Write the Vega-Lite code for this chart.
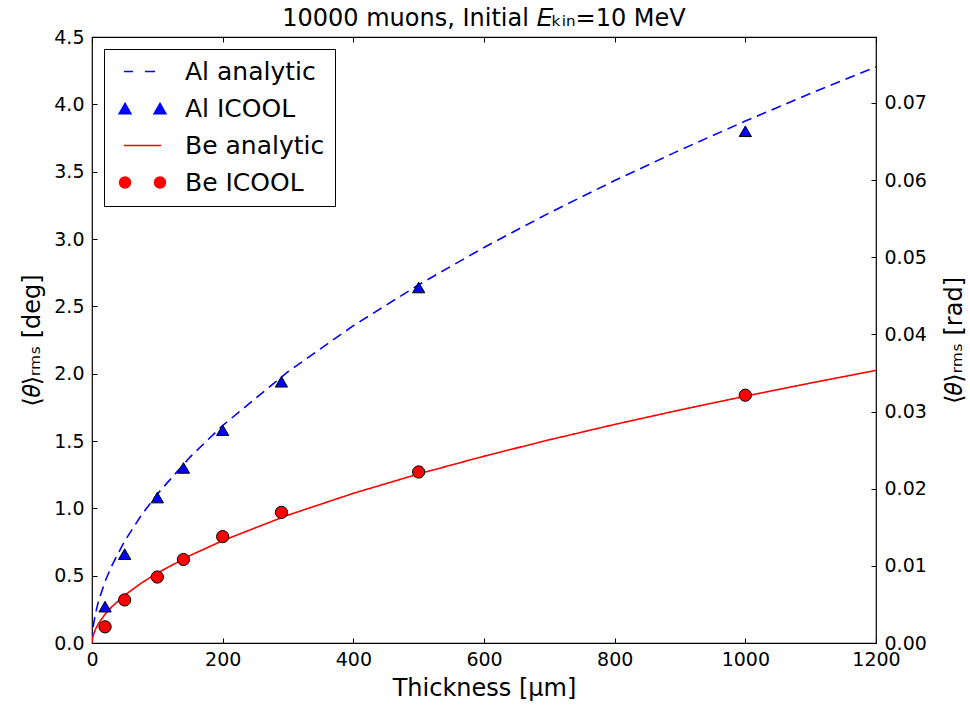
{
  "$schema": "https://vega.github.io/schema/vega-lite/v6.json",
  "width": 784,
  "height": 606,
  "autosize": {"type": "none"},
  "padding": {"left": 92, "top": 37, "right": 94, "bottom": 66},
  "background": "white",
  "title": {
    "text": "10000 muons, Initial 𝐸ₖᵢₙ=10 MeV",
    "font": "DejaVu Sans",
    "fontSize": 24,
    "fontWeight": "normal",
    "color": "black",
    "anchor": "middle",
    "frame": "group",
    "offset": -3
  },
  "config": {
    "view": {"stroke": "black", "strokeWidth": 1.2},
    "axis": {
      "domain": false,
      "grid": false,
      "ticks": true,
      "tickColor": "black",
      "tickSize": -5,
      "tickWidth": 1,
      "labelFlush": false,
      "labelFont": "DejaVu Sans",
      "labelFontSize": 19,
      "labelColor": "black",
      "titleFont": "DejaVu Sans",
      "titleFontSize": 24,
      "titleFontWeight": "normal",
      "titleColor": "black"
    }
  },
  "data": {
    "values": [
      {"series": "Al analytic", "thickness": 0, "theta": 0},
      {"series": "Al analytic", "thickness": 0.2, "theta": 0.035},
      {"series": "Al analytic", "thickness": 1, "theta": 0.0867},
      {"series": "Al analytic", "thickness": 2, "theta": 0.1277},
      {"series": "Al analytic", "thickness": 5, "theta": 0.2126},
      {"series": "Al analytic", "thickness": 10, "theta": 0.3120},
      {"series": "Al analytic", "thickness": 20, "theta": 0.4574},
      {"series": "Al analytic", "thickness": 30, "theta": 0.5717},
      {"series": "Al analytic", "thickness": 50, "theta": 0.7568},
      {"series": "Al analytic", "thickness": 75, "theta": 0.9451},
      {"series": "Al analytic", "thickness": 100, "theta": 1.1062},
      {"series": "Al analytic", "thickness": 150, "theta": 1.3806},
      {"series": "Al analytic", "thickness": 200, "theta": 1.6153},
      {"series": "Al analytic", "thickness": 300, "theta": 2.0147},
      {"series": "Al analytic", "thickness": 400, "theta": 2.3562},
      {"series": "Al analytic", "thickness": 500, "theta": 2.6602},
      {"series": "Al analytic", "thickness": 600, "theta": 2.9373},
      {"series": "Al analytic", "thickness": 700, "theta": 3.1938},
      {"series": "Al analytic", "thickness": 800, "theta": 3.4339},
      {"series": "Al analytic", "thickness": 900, "theta": 3.6606},
      {"series": "Al analytic", "thickness": 1000, "theta": 3.8759},
      {"series": "Al analytic", "thickness": 1100, "theta": 4.0815},
      {"series": "Al analytic", "thickness": 1200, "theta": 4.2786},
      {"series": "Al ICOOL", "thickness": 20, "theta": 0.27},
      {"series": "Al ICOOL", "thickness": 50, "theta": 0.66},
      {"series": "Al ICOOL", "thickness": 100, "theta": 1.08},
      {"series": "Al ICOOL", "thickness": 140, "theta": 1.30},
      {"series": "Al ICOOL", "thickness": 200, "theta": 1.58},
      {"series": "Al ICOOL", "thickness": 290, "theta": 1.94},
      {"series": "Al ICOOL", "thickness": 500, "theta": 2.64},
      {"series": "Al ICOOL", "thickness": 1000, "theta": 3.80},
      {"series": "Be analytic", "thickness": 0, "theta": 0},
      {"series": "Be analytic", "thickness": 0.2, "theta": 0.016},
      {"series": "Be analytic", "thickness": 1, "theta": 0.0400},
      {"series": "Be analytic", "thickness": 2, "theta": 0.0591},
      {"series": "Be analytic", "thickness": 5, "theta": 0.0987},
      {"series": "Be analytic", "thickness": 10, "theta": 0.1454},
      {"series": "Be analytic", "thickness": 20, "theta": 0.2136},
      {"series": "Be analytic", "thickness": 30, "theta": 0.2674},
      {"series": "Be analytic", "thickness": 50, "theta": 0.3547},
      {"series": "Be analytic", "thickness": 75, "theta": 0.4435},
      {"series": "Be analytic", "thickness": 100, "theta": 0.5196},
      {"series": "Be analytic", "thickness": 150, "theta": 0.6494},
      {"series": "Be analytic", "thickness": 200, "theta": 0.7604},
      {"series": "Be analytic", "thickness": 300, "theta": 0.9496},
      {"series": "Be analytic", "thickness": 400, "theta": 1.1115},
      {"series": "Be analytic", "thickness": 500, "theta": 1.2557},
      {"series": "Be analytic", "thickness": 600, "theta": 1.3872},
      {"series": "Be analytic", "thickness": 700, "theta": 1.5089},
      {"series": "Be analytic", "thickness": 800, "theta": 1.6230},
      {"series": "Be analytic", "thickness": 900, "theta": 1.7306},
      {"series": "Be analytic", "thickness": 1000, "theta": 1.8329},
      {"series": "Be analytic", "thickness": 1100, "theta": 1.9306},
      {"series": "Be analytic", "thickness": 1200, "theta": 2.0243},
      {"series": "Be ICOOL", "thickness": 20, "theta": 0.12},
      {"series": "Be ICOOL", "thickness": 50, "theta": 0.32},
      {"series": "Be ICOOL", "thickness": 100, "theta": 0.49},
      {"series": "Be ICOOL", "thickness": 140, "theta": 0.62},
      {"series": "Be ICOOL", "thickness": 200, "theta": 0.79},
      {"series": "Be ICOOL", "thickness": 290, "theta": 0.97},
      {"series": "Be ICOOL", "thickness": 500, "theta": 1.27},
      {"series": "Be ICOOL", "thickness": 1000, "theta": 1.84}
    ]
  },
  "layer": [
    {
      "transform": [{"filter": "datum.series == 'Al analytic' || datum.series == 'Be analytic'"}],
      "mark": {"type": "line", "strokeWidth": 1.6, "clip": true},
      "encoding": {
        "x": {
          "field": "thickness",
          "type": "quantitative",
          "scale": {"domain": [0, 1200], "nice": false},
          "axis": {
            "orient": "bottom",
            "title": "Thickness [μm]",
            "values": [0, 200, 400, 600, 800, 1000, 1200],
            "format": "d",
            "labelPadding": 12,
            "titlePadding": 7
          }
        },
        "y": {
          "field": "theta",
          "type": "quantitative",
          "scale": {"domain": [0, 4.5], "nice": false},
          "axis": {
            "orient": "left",
            "title": "⟨𝜃⟩ᵣₘₛ [deg]",
            "values": [0, 0.5, 1, 1.5, 2, 2.5, 3, 3.5, 4, 4.5],
            "format": ".1f",
            "labelPadding": 13,
            "titlePadding": 9
          }
        },
        "color": {
          "field": "series",
          "type": "nominal",
          "scale": {"domain": ["Al analytic", "Be analytic"], "range": ["#0000ff", "#ff0000"]},
          "legend": null
        },
        "strokeDash": {
          "field": "series",
          "type": "nominal",
          "scale": {"domain": ["Al analytic", "Be analytic"], "range": [[10, 6], [1, 0]]},
          "legend": null
        }
      }
    },
    {
      "transform": [{"filter": "datum.series == 'Al ICOOL' || datum.series == 'Be ICOOL'"}],
      "mark": {"type": "point", "filled": true, "stroke": "black", "strokeWidth": 1, "opacity": 1, "size": 150},
      "encoding": {
        "x": {
          "field": "thickness",
          "type": "quantitative",
          "scale": {"domain": [0, 1200], "nice": false},
          "axis": {
            "orient": "top",
            "title": null,
            "labels": false,
            "values": [0, 200, 400, 600, 800, 1000, 1200]
          }
        },
        "y": {
          "field": "theta",
          "type": "quantitative",
          "scale": {"domain": [0, 4.5], "nice": false},
          "axis": {
            "orient": "right",
            "title": "⟨𝜃⟩ᵣₘₛ [rad]",
            "titleAngle": 270,
            "titleBaseline": "top",
            "values": [0, 0.572958, 1.145916, 1.718873, 2.291831, 2.864789, 3.437747, 4.010705],
            "labelExpr": "format(datum.value * PI / 180, '.2f')",
            "labelPadding": 13,
            "titlePadding": 16
          }
        },
        "fill": {
          "field": "series",
          "type": "nominal",
          "scale": {"domain": ["Al ICOOL", "Be ICOOL"], "range": ["#0000ff", "#ff0000"]},
          "legend": null
        },
        "shape": {
          "field": "series",
          "type": "nominal",
          "scale": {"domain": ["Al ICOOL", "Be ICOOL"], "range": ["triangle-up", "circle"]},
          "legend": null
        }
      }
    },
    {
      "mark": {"type": "point", "opacity": 0, "size": 10},
      "encoding": {
        "x": {"field": "thickness", "type": "quantitative", "axis": null},
        "y": {"field": "theta", "type": "quantitative", "axis": null},
        "stroke": {
          "field": "series",
          "type": "nominal",
          "scale": {
            "domain": ["Al analytic", "Al ICOOL", "Be analytic", "Be ICOOL"],
            "range": ["#0000ff", "#0000ff", "#ff0000", "#ff0000"]
          }
        },
        "shape": {
          "field": "series",
          "type": "nominal",
          "scale": {
            "domain": ["Al analytic", "Al ICOOL", "Be analytic", "Be ICOOL"],
            "range": [
              "M-1.95,0H-1M0.26,0H1.32",
              "M-1.84,-0.55L-2.47,0.55L-1.21,0.55Z M-1.84,-0.32L-2.27,0.43L-1.41,0.43Z M-1.84,-0.08L-2.06,0.31L-1.62,0.31Z M-1.84,0.14L-1.87,0.2L-1.81,0.2Z M1.84,-0.55L1.21,0.55L2.47,0.55Z M1.84,-0.32L1.41,0.43L2.27,0.43Z M1.84,-0.08L1.62,0.31L2.06,0.31Z M1.84,0.14L1.81,0.2L1.87,0.2Z",
              "M-1.95,0H1.95",
              "M-1.26,0A0.58,0.58,0,1,1,-2.42,0A0.58,0.58,0,1,1,-1.26,0Z M-1.39,0A0.45,0.45,0,1,1,-2.29,0A0.45,0.45,0,1,1,-1.39,0Z M-1.52,0A0.32,0.32,0,1,1,-2.16,0A0.32,0.32,0,1,1,-1.52,0Z M-1.65,0A0.19,0.19,0,1,1,-2.03,0A0.19,0.19,0,1,1,-1.65,0Z M-1.77,0A0.07,0.07,0,1,1,-1.91,0A0.07,0.07,0,1,1,-1.77,0Z M2.42,0A0.58,0.58,0,1,1,1.26,0A0.58,0.58,0,1,1,2.42,0Z M2.29,0A0.45,0.45,0,1,1,1.39,0A0.45,0.45,0,1,1,2.29,0Z M2.16,0A0.32,0.32,0,1,1,1.52,0A0.32,0.32,0,1,1,2.16,0Z M2.03,0A0.19,0.19,0,1,1,1.65,0A0.19,0.19,0,1,1,2.03,0Z M1.91,0A0.07,0.07,0,1,1,1.77,0A0.07,0.07,0,1,1,1.91,0Z"
            ]
          },
          "legend": {
            "title": null,
            "orient": "top-left",
            "offset": 12,
            "padding": 10,
            "strokeColor": "black",
            "fillColor": "white",
            "symbolSize": 361,
            "symbolOffset": 16,
            "symbolStrokeWidth": 1.4,
            "labelFont": "DejaVu Sans",
            "labelFontSize": 25,
            "labelColor": "black",
            "labelOffset": 30,
            "rowPadding": 11,
            "encode": {
              "symbols": {"opacity": {"value": 1}}
            }
          }
        }
      }
    }
  ],
  "resolve": {
    "scale": {"y": "independent", "shape": "independent", "color": "independent", "fill": "independent", "stroke": "independent"},
    "axis": {"x": "independent", "y": "independent"}
  }
}
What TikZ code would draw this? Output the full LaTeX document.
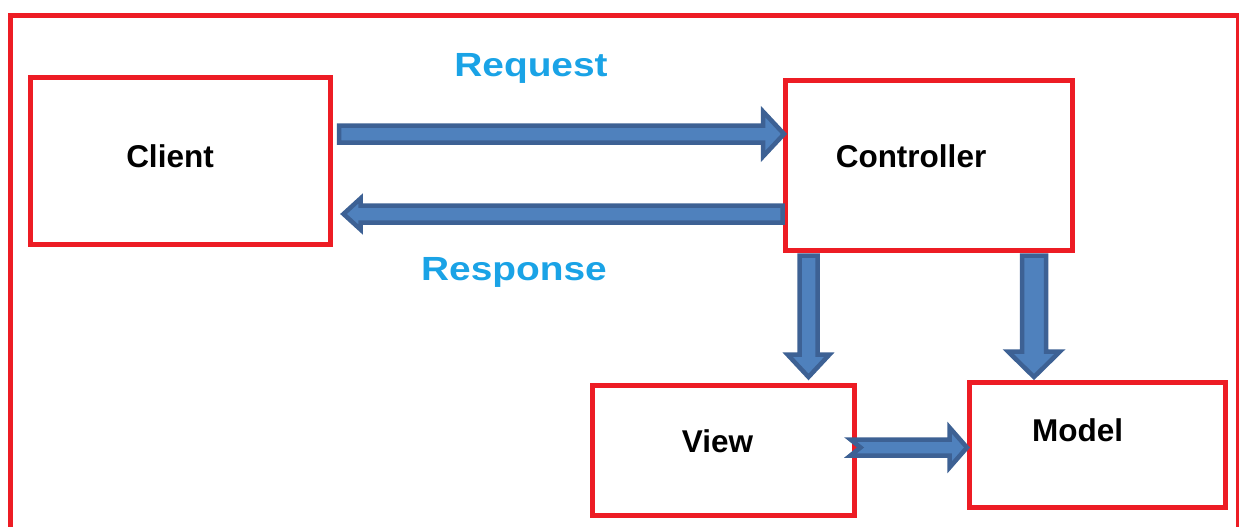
════════════════
- _Written request_: Look over the records above and copy each line that includes the string "this".

- _Solved problem_:
Write the Vega-Lite code for this chart.
What TikZ code would draw this? Output the full LaTeX document.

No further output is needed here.